Le Patriote on the Pantheon, 1792.[src]

The Panthéon is a former church located in Paris, France. The building was originally dedicated to Saint Genevieve, but now primarily serves as a burial place for esteemed countrymen. The Panthéon stands 60 meters above the Seine and is the high point of Paris' left bank.

History[]

In 1744, while suffering from a serious illness, King Louis XV swore to replace the ruined Abbey of St Genevieve with a new church if he survived. Following his recovery, construction on the building began in 1755 and ended around 1790.[1]

In April 1791, the death of Mirabeau prompted a desire to honor exceptional French citizens that had served their country. Consequently, the Sainte-Geneviève church was transformed into the "Panthéon of great men", a secular mausoleum of sorts. Mirabeau's remains were placed there, but when his secret correspondence with King Louis XVI was later revealed to the populace, they turned against him.[1]

In May 1794, Arno Dorian and a team of Assassins were tasked with the retrieval of Assassin relics from Mirabeau's crypt beneath the Panthéon, before the Templars and a mob of angry civilians could get to them. Once they acquired the artifacts, they escaped the building; Mirabeau's remains were subsequently removed from the Panthéon.[2]

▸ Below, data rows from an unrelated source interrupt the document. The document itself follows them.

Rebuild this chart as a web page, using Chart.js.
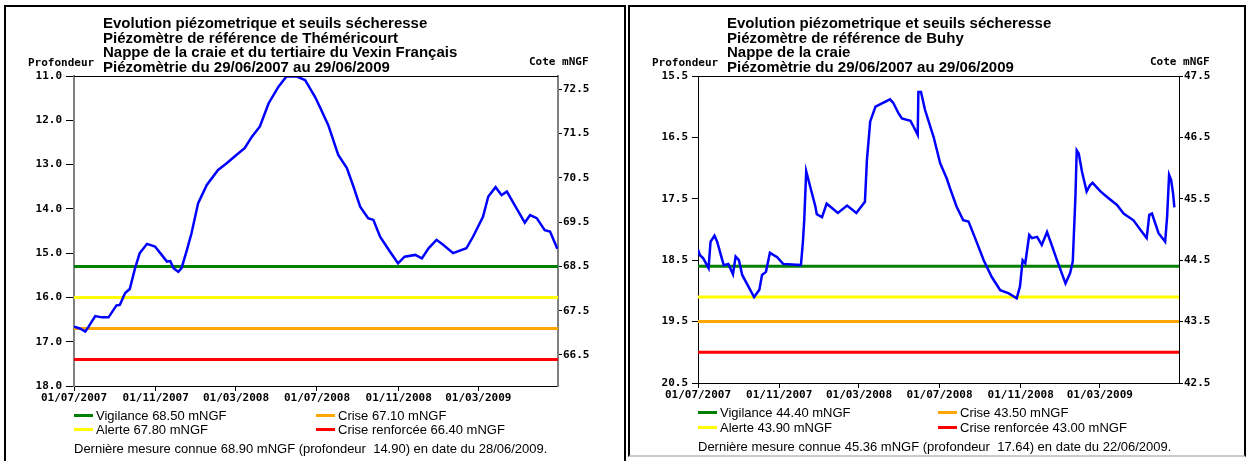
<!DOCTYPE html>
<html>
<head>
<meta charset="utf-8">
<script src="https://cdn.jsdelivr.net/npm/chart.js@4.4.1/dist/chart.umd.min.js"></script>
<style>
  body { margin: 0; background: #fff; width: 1248px; height: 461px; overflow: hidden; position: relative; }
  .panel { position: absolute; box-sizing: border-box; border: 2px solid #000; }
  canvas { position: absolute; top: 0; }
  .title { position: absolute; font: bold 15px 'Liberation Sans', Arial, sans-serif; line-height: 14.5px; color: #000; white-space: nowrap; }
  .axlab { position: absolute; font: bold 11px 'DejaVu Sans Mono', monospace; line-height: 12px; color: #000; white-space: nowrap; }
  .leg { position: absolute; font: 13px 'Liberation Sans', Arial, sans-serif; line-height: 15px; color: #000; white-space: nowrap; }
  .mk { position: absolute; height: 3px; width: 19px; }
</style>
</head>
<body>
<div class="panel" style="left:4px;top:5px;width:622px;height:470px;"></div>
<div class="panel" style="left:628px;top:5px;width:618px;height:452px;border-bottom-color:#ccc;"></div>

<canvas id="chartA" width="626" height="461" style="left:0px"></canvas>
<canvas id="chartB" width="622" height="461" style="left:626px"></canvas>

<div class="title" style="left:103px;top:16px;">Evolution piézometrique et seuils sécheresse<br>Piézomètre de référence de Théméricourt<br>Nappe de la craie et du tertiaire du Vexin Français<br>Piézomètrie du 29/06/2007 au 29/06/2009</div>
<div class="axlab" style="left:28px;top:57px;">Profondeur</div>
<div class="axlab" style="left:529px;top:56px;">Cote mNGF</div>

<div class="title" style="left:727px;top:16px;">Evolution piézometrique et seuils sécheresse<br>Piézomètre de référence de Buhy<br>Nappe de la craie<br>Piézomètrie du 29/06/2007 au 29/06/2009</div>
<div class="axlab" style="left:652px;top:57px;">Profondeur</div>
<div class="axlab" style="left:1150px;top:56px;">Cote mNGF</div>

<div id="legA"></div>
<div id="legB"></div>

<script>
// ── Axis ticks (days since 01/07/2007) ──
const xMaxDay = 729;
const xTickDays = [0, 123, 244, 366, 489, 609];
const xTickLabels = ['01/07/2007', '01/11/2007', '01/03/2008', '01/07/2008', '01/11/2008', '01/03/2009'];

// ── Théméricourt ──
const thmOffset = 83.80; // cote + profondeur
const thmDepthTicks = [11, 12, 13, 14, 15, 16, 17, 18];
const thmCoteTicks = [66.5, 67.5, 68.5, 69.5, 70.5, 71.5, 72.5];
const thmDays = [0, 9, 17, 22, 32, 42, 52, 64, 69, 77, 84, 92, 99, 110, 122, 130, 140, 145, 150, 157, 162, 170, 177, 187, 200, 217, 230, 245, 257, 268, 280, 293, 308, 320, 335, 348, 363, 370, 383, 398, 411, 421, 431, 443, 451, 461, 476, 488, 498, 514, 524, 534, 546, 556, 571, 591, 601, 616, 624, 635, 644, 652, 662, 679, 687, 697, 709, 717, 728];
const thmDepth = [16.66, 16.70, 16.77, 16.66, 16.42, 16.45, 16.45, 16.18, 16.17, 15.90, 15.81, 15.34, 15.00, 14.79, 14.85, 15.00, 15.19, 15.18, 15.34, 15.42, 15.34, 14.93, 14.55, 13.87, 13.46, 13.12, 12.97, 12.78, 12.63, 12.37, 12.14, 11.62, 11.24, 11.01, 11.01, 11.09, 11.47, 11.69, 12.11, 12.78, 13.08, 13.50, 13.95, 14.21, 14.25, 14.63, 14.97, 15.23, 15.08, 15.04, 15.12, 14.89, 14.70, 14.81, 15.00, 14.89, 14.63, 14.18, 13.72, 13.51, 13.69, 13.61, 13.87, 14.31, 14.14, 14.21, 14.48, 14.51, 14.90];
const thmSeuils = [68.50, 67.80, 67.10, 66.40];

// ── Buhy ──
const buhOffset = 63.00;
const buhDepthTicks = [15.5, 16.5, 17.5, 18.5, 19.5, 20.5];
const buhCoteTicks = [42.5, 43.5, 44.5, 45.5, 46.5, 47.5];
const buhDays = [0, 3, 8, 16, 19, 25, 29, 39, 46, 53, 57, 62, 67, 85, 93, 97, 103, 109, 120, 129, 156, 159, 161, 164, 170, 178, 180, 188, 195, 203, 212, 226, 240, 253, 256, 261, 269, 291, 296, 304, 309, 322, 327, 333, 334, 338, 344, 357, 367, 377, 382, 392, 402, 410, 420, 433, 445, 458, 471, 483, 488, 492, 496, 502, 506, 514, 521, 529, 536, 544, 557, 564, 568, 572, 574, 577, 582, 589, 594, 598, 610, 620, 635, 645, 660, 673, 680, 684, 688, 698, 708, 711, 714, 717, 720, 722];
const buhDepth = [18.33, 18.42, 18.47, 18.63, 18.20, 18.10, 18.20, 18.58, 18.56, 18.73, 18.44, 18.50, 18.74, 19.10, 18.98, 18.74, 18.69, 18.38, 18.45, 18.56, 18.58, 18.20, 17.85, 17.05, 17.30, 17.63, 17.75, 17.80, 17.58, 17.65, 17.73, 17.61, 17.73, 17.55, 16.87, 16.24, 16.00, 15.88, 15.94, 16.11, 16.19, 16.23, 16.33, 16.46, 15.76, 15.76, 16.05, 16.49, 16.92, 17.17, 17.33, 17.63, 17.85, 17.87, 18.14, 18.50, 18.77, 18.99, 19.04, 19.12, 18.93, 18.50, 18.55, 18.09, 18.14, 18.12, 18.25, 18.04, 18.25, 18.50, 18.88, 18.71, 18.52, 17.47, 16.71, 16.76, 17.06, 17.38, 17.28, 17.24, 17.38, 17.47, 17.60, 17.74, 17.85, 18.04, 18.14, 17.76, 17.74, 18.06, 18.20, 17.79, 17.11, 17.19, 17.41, 17.64];
const buhSeuils = [44.40, 43.90, 43.50, 43.00];

const seuilNames = ['Vigilance', 'Alerte', 'Crise', 'Crise renforcée'];
const seuilColors = ['#008000', '#ffff00', '#ffa500', '#ff0000'];

const monoFont = { family: "'DejaVu Sans Mono', monospace", size: 11, weight: 'bold' };

const topLine = {
  id: 'topLine',
  afterDraw(chart) {
    const a = chart.chartArea, c = chart.ctx;
    c.save();
    c.strokeStyle = '#000';
    c.lineWidth = 1;
    c.beginPath();
    c.moveTo(a.left, a.top + 0.5);
    c.lineTo(a.right, a.top + 0.5);
    c.stroke();
    c.restore();
  }
};

function makeChart(id, o) {
  const datasets = [{
    data: o.days.map((d, i) => ({ x: d, y: o.depth[i] })),
    borderColor: '#0000ff',
    borderWidth: 2.5,
    pointRadius: 0,
    tension: 0,
    order: 0
  }];
  o.seuils.forEach((v, i) => {
    datasets.push({
      data: [{ x: 0, y: o.offset - v }, { x: xMaxDay, y: o.offset - v }],
      borderColor: seuilColors[i],
      borderWidth: 3,
      pointRadius: 0,
      order: 1
    });
  });

  new Chart(document.getElementById(id), {
    type: 'line',
    data: { datasets },
    options: {
      responsive: false,
      animation: false,
      events: [],
      layout: { padding: { top: o.top, left: 0, right: 0, bottom: 0 } },
      plugins: { legend: { display: false }, tooltip: { enabled: false } },
      scales: {
        x: {
          type: 'linear', min: 0, max: xMaxDay,
          afterBuildTicks: s => { s.ticks = xTickDays.map(v => ({ value: v })); },
          afterFit: s => { s.height = o.h - o.bottom; },
          ticks: { callback: (v, i) => xTickLabels[i], color: '#000', font: monoFont, padding: 1, maxRotation: 0, autoSkip: false },
          grid: { drawOnChartArea: false, tickLength: 5, color: '#000' },
          border: { color: '#000', width: 1 }
        },
        y: {
          position: 'left', reverse: true, min: o.depthTicks[0], max: o.depthTicks[o.depthTicks.length - 1],
          afterBuildTicks: s => { s.ticks = o.depthTicks.map(v => ({ value: v })); },
          afterFit: s => { s.width = o.left; },
          ticks: { callback: v => v.toFixed(1), color: '#000', font: monoFont, padding: 4 },
          grid: { drawOnChartArea: false, tickLength: o.tickL, color: '#000' },
          border: { color: o.axisColor, width: o.axisWidth }
        },
        y2: {
          position: 'right',
          min: o.offset - o.depthTicks[o.depthTicks.length - 1], max: o.offset - o.depthTicks[0],
          afterBuildTicks: s => { s.ticks = o.coteTicks.map(v => ({ value: v })); },
          afterFit: s => { s.width = o.w - o.right; },
          ticks: { callback: v => v.toFixed(1), color: '#000', font: monoFont, padding: 1 },
          grid: { drawOnChartArea: false, tickLength: 4, color: '#000' },
          border: { color: o.axisColor, width: o.axisWidth }
        }
      }
    },
    plugins: [topLine]
  });
}

makeChart('chartA', {
  days: thmDays, depth: thmDepth, seuils: thmSeuils, offset: thmOffset,
  depthTicks: thmDepthTicks, coteTicks: thmCoteTicks,
  w: 626, h: 461, left: 74, right: 558, top: 76, bottom: 386,
  tickL: 8, axisColor: '#808080', axisWidth: 2
});
makeChart('chartB', {
  days: buhDays, depth: buhDepth, seuils: buhSeuils, offset: buhOffset,
  depthTicks: buhDepthTicks, coteTicks: buhCoteTicks,
  w: 622, h: 461, left: 72, right: 553, top: 76, bottom: 383,
  tickL: 6, axisColor: '#000', axisWidth: 1
});

// ── Legends ──
function legend(id, o) {
  let html = '';
  const order = [[0, 0, 0], [1, 0, 1], [2, 1, 0], [3, 1, 1]]; // seuil, col, row
  order.forEach(([k, col, row]) => {
    const x = o.cols[col], y = o.rows[row];
    html += '<span class="mk" style="left:' + x + 'px;top:' + (y - 1.5) + 'px;background:' + seuilColors[k] + ';"></span>';
    html += '<div class="leg" style="left:' + (x + 22) + 'px;top:' + (y - 7.5) + 'px;">' + seuilNames[k] + ' ' + o.seuils[k].toFixed(2) + ' mNGF</div>';
  });
  html += '<div class="leg" style="left:' + o.cols[0] + 'px;top:' + (o.foot - 7.5) + 'px;">' + o.footText + '</div>';
  document.getElementById(id).innerHTML = html;
}

legend('legA', {
  seuils: thmSeuils, cols: [74, 316], rows: [415, 429], foot: 448,
  footText: 'Dernière mesure connue 68.90 mNGF (profondeur&nbsp; 14.90) en date du 28/06/2009.'
});
legend('legB', {
  seuils: buhSeuils, cols: [698, 938], rows: [412, 427], foot: 446,
  footText: 'Dernière mesure connue 45.36 mNGF (profondeur&nbsp; 17.64) en date du 22/06/2009.'
});
</script>
</body>
</html>
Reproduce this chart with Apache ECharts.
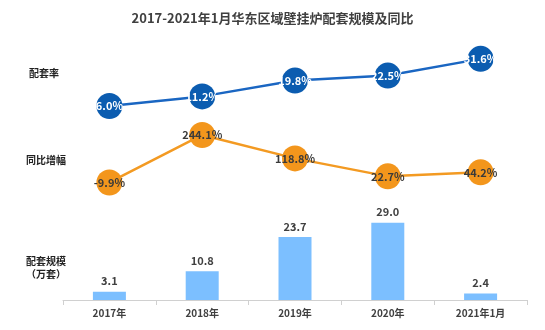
<!DOCTYPE html>
<html><head><meta charset="utf-8">
<script src="https://cdn.jsdelivr.net/npm/echarts@6/dist/echarts.min.js"></script>
<style>html,body{margin:0;padding:0;background:#fff}#c{width:545px;height:330px}</style>
</head><body><div id="c"></div>
<script>
const categories = ['2017年','2018年','2019年','2020年','2021年1月'];
const rateValues = [6.0, 11.2, 19.8, 22.5, 31.6];
const yoyValues = [-9.9, 244.1, 118.8, 22.7, 44.2];
const scaleValues = [3.1, 10.8, 23.7, 29.0, 2.4];
const rowNames = ['配套率', '同比增幅', '配套规模\n（万套）'];

const FONT = '"Noto Sans CJK SC", "Noto Sans", sans-serif';
const chart = echarts.init(document.getElementById('c'), null, {renderer:'canvas'});
const gridL = 63, gridR = 18;
const hiddenX = i => ({type:'category', gridIndex:i, data:categories, show:false, boundaryGap:true});
chart.setOption({
  backgroundColor:'#fff',
  animation:false,
  textStyle:{fontFamily:FONT},
  title:{text:'2017-2021年1月华东区域壁挂炉配套规模及同比', left:'center', top:7,
    textStyle:{fontFamily:FONT, fontSize:13, fontWeight:'bold', color:'#404040'}},
  graphic:[
    {type:'text', left:29, top:68, style:{text:rowNames[0], font:'bold 10px '+FONT, fill:'#222'}},
    {type:'text', left:26, top:155, style:{text:rowNames[1], font:'bold 10px '+FONT, fill:'#222'}},
    {type:'text', left:26, top:255, style:{text:rowNames[2], font:'bold 10px '+FONT, fill:'#222', lineHeight:13, align:'center', x:18}}
  ],
  grid:[
    {left:gridL, right:gridR, top:43.4, height:73.6},
    {left:gridL, right:gridR, top:124.5, height:74.8},
    {left:gridL, right:gridR, top:193.5, height:106.5}
  ],
  xAxis:[hiddenX(0), hiddenX(1), {
    type:'category', gridIndex:2, data:categories,
    axisLine:{lineStyle:{color:'#d0d0d0'}},
    axisTick:{show:true, lineStyle:{color:'#d0d0d0'}},
    axisLabel:{fontFamily:FONT, fontSize:10, fontWeight:'bold', color:'#404040', margin:8}
  }],
  yAxis:[
    {type:'value', gridIndex:0, min:0, max:40, show:false, splitLine:{show:false}},
    {type:'value', gridIndex:1, min:-100, max:300, show:false, splitLine:{show:false}},
    {type:'value', gridIndex:2, min:0, max:40, show:false, splitLine:{show:false}}
  ],
  series:[
    {type:'line', xAxisIndex:0, yAxisIndex:0, data:rateValues, symbol:'circle', symbolSize:26,
      lineStyle:{color:'#1a66c2', width:2.5}, itemStyle:{color:'#0b5cb0'},
      label:{show:true, position:'inside', formatter:p=>p.value.toFixed(1)+'%',
        fontFamily:FONT, fontSize:11, fontWeight:'bold', color:'#fff'}},
    {type:'line', xAxisIndex:1, yAxisIndex:1, data:yoyValues, symbol:'circle', symbolSize:26,
      lineStyle:{color:'#f39a22', width:2.5}, itemStyle:{color:'#f3961c'},
      label:{show:true, position:'inside', formatter:p=>p.value.toFixed(1)+'%',
        fontFamily:FONT, fontSize:11, fontWeight:'bold', color:'#3a3a3a'}},
    {type:'bar', xAxisIndex:2, yAxisIndex:2, data:scaleValues, barWidth:33,
      itemStyle:{color:'#7cbfff'},
      label:{show:true, position:'top', distance:5, formatter:p=>p.value.toFixed(1),
        fontFamily:FONT, fontSize:11, fontWeight:'bold', color:'#404040'}}
  ]
});
</script></body></html>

Over the years, the Panthéon changed hands several times, from church to state, eventually settling on the latter. Today the building houses the bodies of some of France's greatest heroes, including Voltaire, Marie Curie, and Victor Hugo.[1]

Behind the scenes[]

In Assassin's Creed: Unity, the Panthéon has a repeated decoration in the tympana and the inscription "Aux grands hommes la Patrie reconnaissante" ("To the great men, from a grateful nation."). The original decoration had more religious themes including a host of angels and Saint Genevieve, but it was destroyed and a new revolutionary motif with the inscription was finished in 1793, though that was not the contemporary pedimental sculpture which was revealed in 1837.[3]